The part he didn’t have right belonged—or once belonged—to the deceased husband of Mrs. Mayberry. Trevino hit a 4-iron to 20 feet, left his first putt short, then missed the next one too. “My mind said to hit it hard but my hands wouldn’t move,” Trevino said. What do they say, dead men’s putters tell no tales? Anyway, that cut his lead over Nicklaus to one shot with one hole to play. Both drove well off the 18th with Lee hitting driver and Jack a 3-wood. Nicklaus’ second left him a 20-footer for birdie, with Trevino just inside him. When Nicklaus missed, Trevino putted a foot or so past the hole. After his experience on 17, he wasn’t anxious to rely on Mrs. Mayberry’s good graces again. He looked at Nicklaus and Hubert Green and asked if he could putt out. “I’m choking to death, men,” he said. Jack smiled and nodded his approval.
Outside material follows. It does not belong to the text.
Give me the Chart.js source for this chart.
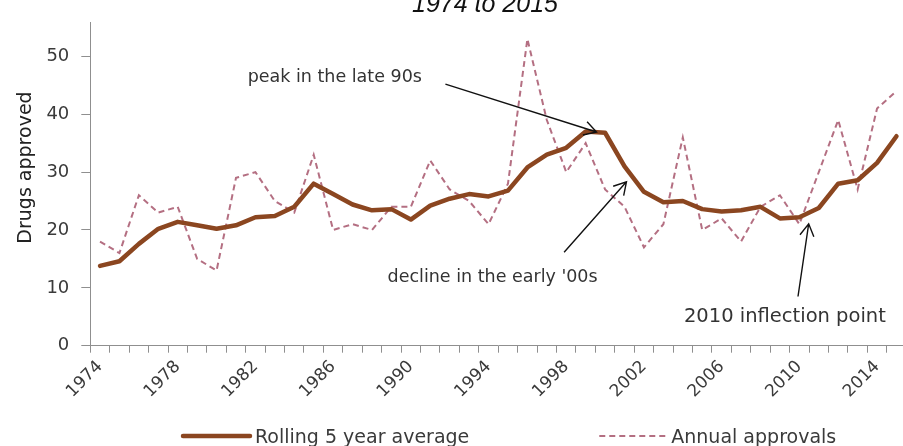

“What I decided was, I got to go out and play with Jack so I’m going to go for everything. I went right for the flag all day practically. You have to against Jack,” Trevino said afterward. It marked the 12th time Nicklaus had been a runner-up in a major—in addition to his 14 titles—and four of those had come against Trevino.
And, as if there was nothing else to talk about, 62-year-old Sam Snead shot 69-71-71-68, dragging his balky putter behind him to finish tied for third a mere 22 years after he won his first PGA—at match play. “I guess it’s always gonna be that way,” he grumbled.
The victory meant that Trevino was one green jacket shy of the career grand slam. He said he’d be going back to the Masters, a tournament he’d skipped the previous two years, “if they’ll have me.” Some people said Trevino didn’t play Augusta because the golf course didn’t suit him. Nicklaus, for one, knew that no one—neither Scottish sheep nor Robert Trent Jones—had ever built a golf course Trevino couldn’t play. “Jack says I’m capable of playing the course, so I must be,” said Lee.
As for Mrs. Mayberry’s putter, “I’m going to have a line of them coming out in about two months,” Trevino joked at the World Open in Pinehurst. “I may call it Mrs. Mayberry’s Putter or I may call it the Andy Griffith.”